Paper No. 207-1
Presentation Time: 1:35 PM
THE TRANS-AMAZON DRILLING PROJECT: THE CENOZOIC EVOLUTION OF THE AMAZON’S CLIMATE, FLUVIAL SYSTEM, AND FORESTS (Invited Presentation)
FRITZ, Sherilyn, Department of Earth and Atmospheric Sciences, University of Nebraska - Lincoln, Lincoln, NE 68588-0340, BAKER, Paul A., Division of Earth and Climate Sciences, Duke University, Durham, NC 27708-0228, SAWAKUCHI, André O., Institute of Geosciences, University of São Paulo, São Paulo, Brazil, SILVA, Cleverson G., Institute of Geosciences, Fluminense Federal University, Niterói, Brazil and NOREN, Anders, Continental Scientifc Drilling Facility, University of Minnesota - Twin Cities, Minneapolis, MN 68588
The history of the Amazon region, including the evolution of its fluvial system, climate, and forests has intrigued scientists for centuries. The Amazon forest biome hosts the highest biodiversity in the world – a product of a complex landscape and dynamic geologic and climatic processes across space and through time. Yet despite extensive study over many decades, critical aspects of how biotic diversification is influenced by the evolution of the physical landscape are not well constrained, interpretations of several key aspects of Cenozoic landscape history are controversial, and some intervals of geologic time are poorly documented. The Trans-Amazon Drilling Project (TADP) aims to address these issues by recovering the first long continuous drill cores for scientific study from major basins of the Amazon. These cores span substantive portions of the Cenozoic, enabling a reconstruction of the evolutionary history of climate, the river, and the forests through state-of-the-art application of geochronologic, geochemical, geophysical, and biotic analyses of the sedimentary record. TADP is drilling in the Acre Basin in the west and the Marajó Basin in the east, supplemented by donated drill cores from Potash, Inc from the Amazonas Basin in the center. These three sites span nearly 4,000 km from the distal Andean foreland basin to the mouth of the Amazon River.

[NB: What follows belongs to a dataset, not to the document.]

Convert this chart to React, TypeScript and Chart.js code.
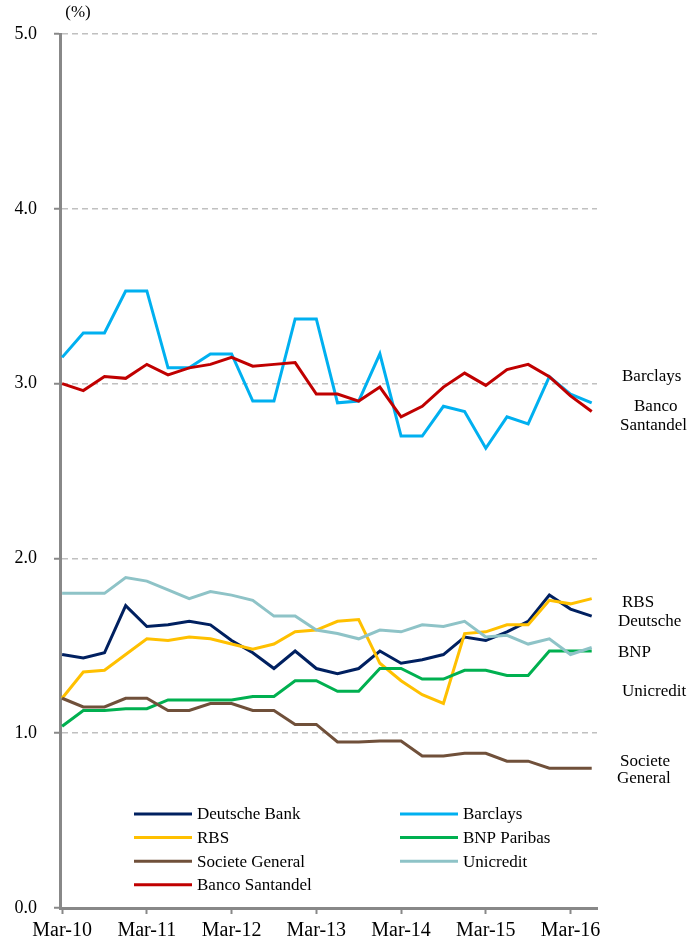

Sedimentary sequences from the three sites are characteristic of fluvial systems and include a variety of facies (e.g. flood plain, channel, point bar). We present data from the three sites, including: 1) the initial core descriptions and logging of a 923 m drilled sequence from the Acre Basin that possibly extends into the mid-Miocene; 2) preliminary U-Pb detrital zircon measurements, pollen, and luminescence measurements from the >400 m core from the Amazonas Basin, which at depth contains several pollen taxa very different from those of the contemporary rainforest and that may be Cretaceous in age; and 3) the eastern Marajó Basin, where drilling commenced in May 2024, with unconsolidated sands common in the uppermost ~70m, followed below by sandy layers that alternate with mudstone units, some rich in plant remains. Additional results will be forthcoming by September.